I'm a retired EE. I went to UC Santa Barbara. They loaded us up with so much electrical and math that I couldn't take an ME class if I wanted to. No strengths of materials, statics, dynamics or other interdiciplinary courses. It was so single disipline it was rediculous. Since the department head was into semiconductors we were required to take statistical thermodynamics - thremodynamics on a quantum level - but no classical thermodynamics. How stupid is that?

Cool to meet another retired EE. I took Statics, Dynamics, Mechanics of Deformable Bodies, Materials, and a classical Thermodynamics class (steam tables). Back in the mid-80s. Then went on to circuit design in radio systems and weather radars. They were worthwhile classes, though, even though I really didn't use a thing out of those classes at work.
 
Thank you for posting those observations. I always suspected that this was going on and one day I will do the same tests but I would expect very similar displacements. This I know because I have never been able to get something absolutely square/cuboid! I usually finish off a precision angle using a file, chalk and a an accurate set square! I know how much the stock moves when one taps it down onto a parallel, it's quite significant. My 2 identical vises are Vertex swivel 4 inch ones, nothing special.
 
One of the hardest things to learn is how to square a block. I do think that you should find a better vice because it is making you work way too hard.
 
One of the hardest things to learn is how to square a block. I do think that you should find a better vice because it is making you work way too hard.

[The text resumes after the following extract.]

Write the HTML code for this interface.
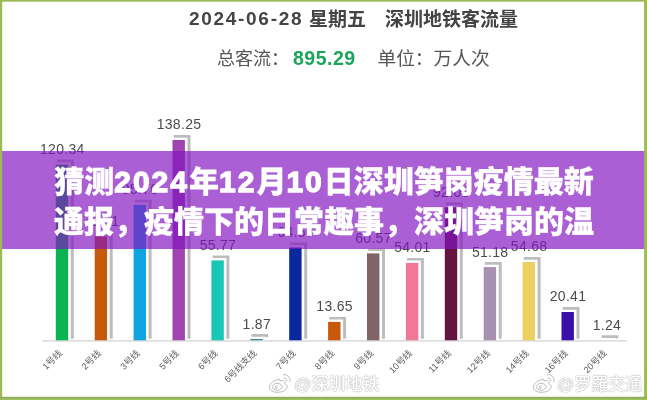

There is a lot more to it than the vise. I did some further measurements. The table flexes as well depending upon the position of the vise relative to the center of the table and position of the table to the spindle. For my Bridgeport clone I presently can get up to 2 thou deflection of the table. That impacts tram significantly. Next step for me is to look at tuning up the gibs to see if that helps. Any vise is going to flex and you rarely have the vise centered for every operation. I'm learning the limitations of my equipment and how to compensate for them. Like I said earlier, everything is rubber. Fortunately, I'm just a hobbyist and not trying to make a living at this.
 
Kurt NC vise will not flex under normal tightening. If the bottom of your vice is clean flat and parallel to the top and you table top is clean and flat with no dings and you clamp it down tight in 4 spots it will significantly be better. Unless your vise back jaw mounting block where it is bolted to the main part of the vise is not flat and clean when bolted together in that case it would be the same. The vise I use is a cheap knock off of a Kurt. The first thing I did with it was to disassemble it. I debured all parts and ground the bottom and top on the surface grinder then ground the solid jaw mounting block. Then cleaned everything up good and bolted the solid jaw mounting to the main vise base and tightened the hell out of it.

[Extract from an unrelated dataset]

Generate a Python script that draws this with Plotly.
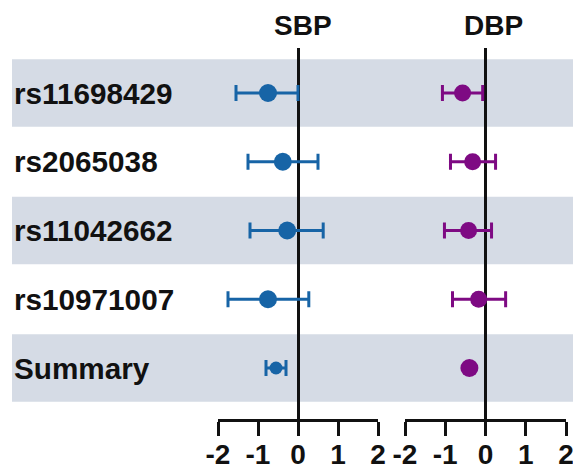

And I still get deflection itf it is on a swivel but on the machine table not much at all with 4 clamps. I'm just speaking of my experience that I had I know there are a lot of variables that can change the out come.
 
As an engineer of 40 plus years I feel the topic could be misleading to novices! Most drawings used in industry show tolerances to allow for inaccuracies in the process, to strive for absolute accuracy is needless unless the components eventual use demands such, we are in the position where generally the drawings we use do not show tolerances or even an open tolerance in the drawings legend therefore leading the novice to think that a dimension has to be bang on, before high accuracy and repeatability in a machining process was available could be relied upon an assembly would need some fitting before a satisfactory functional result could be achieved e.g an engines big and main bearings wold be scraped and matched to each other they would not be interchangeable no two assemblies would be the same. To get to the level you are describing for squareness an parallelism you are heading to the component needing grinding which does not need such high clamping forces therefore negating the issue of lift etc. many times magnetic clamping would be used so very little if any distortion would occur. Please excuse poor punctuation etc. and the rant.
 
As an engineer of 40 plus years I feel the topic could be misleading to novices! Most drawings used in industry show tolerances to allow for inaccuracies in the process, to strive for absolute accuracy is needless unless the components eventual use demands such, we are in the position where generally the drawings we use do not show tolerances or even an open tolerance in the drawings legend therefore leading the novice to think that a dimension has to be bang on, before high accuracy and repeatability in a machining process was available could be relied upon an assembly would need some fitting before a satisfactory functional result could be achieved e.g an engines big and main bearings wold be scraped and matched to each other they would not be interchangeable no two assemblies would be the same. To get to the level you are describing for squareness an parallelism you are heading to the component needing grinding which does not need such high clamping forces therefore negating the issue of lift etc. many times magnetic clamping would be used so very little if any distortion would occur. Please excuse poor punctuation etc. and the rant.

I was a Tooling engineer for about 25 years and about 15 years as a tool and die worker. You are very correct there is not anything perfect and for the most part I find that on most things if you are within .005 it is plenty good. But remember the smaller the part and engine the tighter the tolerances.